> [The request]: Copy each line where the word "with" occurs.

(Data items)
[START]

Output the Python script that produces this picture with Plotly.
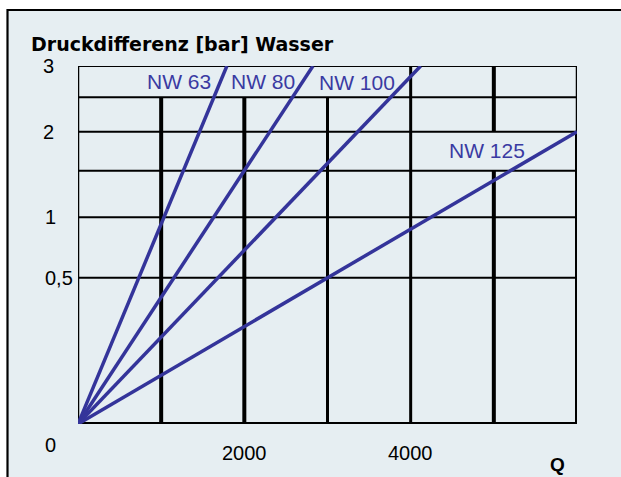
import math
import plotly.graph_objects as go

# ---------------- data ----------------
series_names = ["NW 63", "NW 80", "NW 100", "NW 125"]
series_q_end = [1790, 2825, 4120, 6000]      # Q at end of line
series_dp_end = [3, 3, 3, 2]                 # Druckdifferenz [bar] at end of line

q_grid = [0, 1000, 2000, 3000, 4000, 5000, 6000]
dp_grid = [0, 0.5, 1, 1.5, 2, 2.5, 3]

dp_tick_vals = [0.5, 1, 2, 3]
dp_tick_text = ["0,5", "1", "2", "3"]
q_tick_vals = [2000, 4000]
q_tick_text = ["2000", "4000"]

title_text = "Druckdifferenz [bar] Wasser"
x_title = "Q"

# ---------------- style ----------------
W, H = 621, 477
PL, PR, PT, PB = 78, 577, 66, 424   # plot area in pixels
ML, MT = PL, PT
PW, PH = PR - PL, PB - PT
MR, MB = W - ML - PW, H - MT - PH
BG = "#E6EEF2"
BLUE = "#34349A"
TXT_BLUE = "#3A3AA2"
FONT = "Liberation Sans, Arial, sans-serif"


def ys(v):
    # square-root pressure scale (Q proportional to sqrt of pressure drop)
    return math.sqrt(v)


def px_to_paper_x(px):
    return (px - PL) / PW


def px_to_paper_y(py):
    return (PB - py) / PH


fig = go.Figure()

for name, q, dp in zip(series_names, series_q_end, series_dp_end):
    fig.add_trace(go.Scatter(
        x=[0, q], y=[ys(0), ys(dp)], mode="lines", name=name,
        line=dict(color=BLUE, width=3.5), showlegend=False, hoverinfo="skip"))

shapes = []
# white page strips outside the frame (left and top) + frame border lines
shapes.append(dict(type="rect", xref="paper", yref="paper",
                   x0=px_to_paper_x(0), x1=px_to_paper_x(7.5),
                   y0=px_to_paper_y(H), y1=px_to_paper_y(0),
                   fillcolor="white", line=dict(width=0), layer="below"))
shapes.append(dict(type="rect", xref="paper", yref="paper",
                   x0=px_to_paper_x(0), x1=px_to_paper_x(W),
                   y0=px_to_paper_y(10), y1=px_to_paper_y(0),
                   fillcolor="white", line=dict(width=0), layer="below"))
shapes.append(dict(type="line", xref="paper", yref="paper",
                   x0=px_to_paper_x(7.5), x1=px_to_paper_x(W),
                   y0=px_to_paper_y(10), y1=px_to_paper_y(10),
                   line=dict(color="black", width=2.2), layer="below"))
shapes.append(dict(type="line", xref="paper", yref="paper",
                   x0=px_to_paper_x(7.5), x1=px_to_paper_x(7.5),
                   y0=px_to_paper_y(H), y1=px_to_paper_y(9),
                   line=dict(color="black", width=2.2), layer="below"))

# horizontal grid lines
for dp in dp_grid:
    shapes.append(dict(type="line", xref="x", yref="y",
                       x0=q_grid[0], x1=q_grid[-1], y0=ys(dp), y1=ys(dp),
                       line=dict(color="black", width=4 if dp == 0 else 2),
                       layer="below"))

# vertical grid segments: (grid index, dp from, dp to, width)
v_style = [
    (0, 0, 3, 2.5),
    (1, 0, 2.5, 4),
    (2, 0, 2.5, 4),
    (3, 0, 2.5, 3),
    (4, 0, 3, 3),
    (5, 0, 1.5, 4),
    (5, 2, 3, 4),
    (6, 0, 2, 4),
    (6, 2, 3, 2.5),
]
for gi, d0, d1, wd in v_style:
    q = q_grid[gi]
    shapes.append(dict(type="line", xref="x", yref="y",
                       x0=q, x1=q, y0=ys(d0), y1=ys(d1),
                       line=dict(color="black", width=wd), layer="below"))

annotations = []
# series labels (position: pixel centre)
label_pos = [(179, 81.5), (262.5, 81.5), (356.5, 82.5), (487, 150)]
for name, (lx, ly) in zip(series_names, label_pos):
    annotations.append(dict(text=name, xref="paper", yref="paper",
                            x=px_to_paper_x(lx), y=px_to_paper_y(ly),
                            xanchor="center", yanchor="middle", showarrow=False,
                            font=dict(family=FONT, size=21, color=TXT_BLUE)))

# y tick labels
y_label_px = [59, 50, 48, 48]
for v, t, lx in zip(dp_tick_vals, dp_tick_text, y_label_px):
    annotations.append(dict(text=t, xref="paper", yref="y",
                            x=px_to_paper_x(lx), y=ys(v),
                            xanchor="center", yanchor="middle", showarrow=False,
                            font=dict(family=FONT, size=20, color="black")))

# zero label
annotations.append(dict(text="0", xref="paper", yref="paper",
                        x=px_to_paper_x(50), y=px_to_paper_y(445),
                        xanchor="center", yanchor="middle", showarrow=False,
                        font=dict(family=FONT, size=20, color="black")))
# x tick labels
for v, t in zip(q_tick_vals, q_tick_text):
    annotations.append(dict(text=t, xref="x", yref="paper",
                            x=v, y=px_to_paper_y(453),
                            xanchor="center", yanchor="middle", showarrow=False,
                            font=dict(family=FONT, size=20, color="black")))
# x axis title
annotations.append(dict(text="<b>" + x_title + "</b>", xref="paper", yref="paper",
                        x=px_to_paper_x(557), y=px_to_paper_y(465),
                        xanchor="center", yanchor="middle", showarrow=False,
                        font=dict(family=FONT, size=19, color="black")))
# chart title
annotations.append(dict(text="<b>" + title_text + "</b>", xref="paper", yref="paper",
                        x=px_to_paper_x(29), y=px_to_paper_y(44),
                        xanchor="left", yanchor="middle", showarrow=False,
                        font=dict(family="DejaVu Sans, sans-serif", size=19, color="black")))

fig.update_layout(
    width=W, height=H,
    margin=dict(l=ML, r=MR, t=MT, b=MB, pad=0),
    paper_bgcolor=BG,
    plot_bgcolor="rgba(0,0,0,0)",
    shapes=shapes,
    annotations=annotations,
    showlegend=False,
    xaxis=dict(range=[q_grid[0], q_grid[-1]], showgrid=False, zeroline=False,
               showticklabels=False, ticks="", fixedrange=True),
    yaxis=dict(range=[ys(dp_grid[0]), ys(dp_grid[-1])], showgrid=False, zeroline=False,
               showticklabels=False, ticks="", fixedrange=True),
)

page_css = ("document.body.style.margin='0';"
            "document.body.style.overflow='hidden';"
            "document.documentElement.style.overflow='hidden';")
fig.write_html("out.html", config={"displayModeBar": False}, post_script=page_css)
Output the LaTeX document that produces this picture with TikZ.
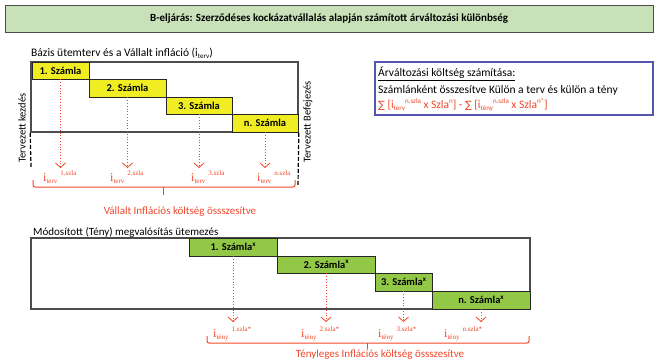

[END]

> [Output for this exercise]:
Output the Python script that produces this picture with Plotly.
Output the LaTeX document that produces this picture with TikZ.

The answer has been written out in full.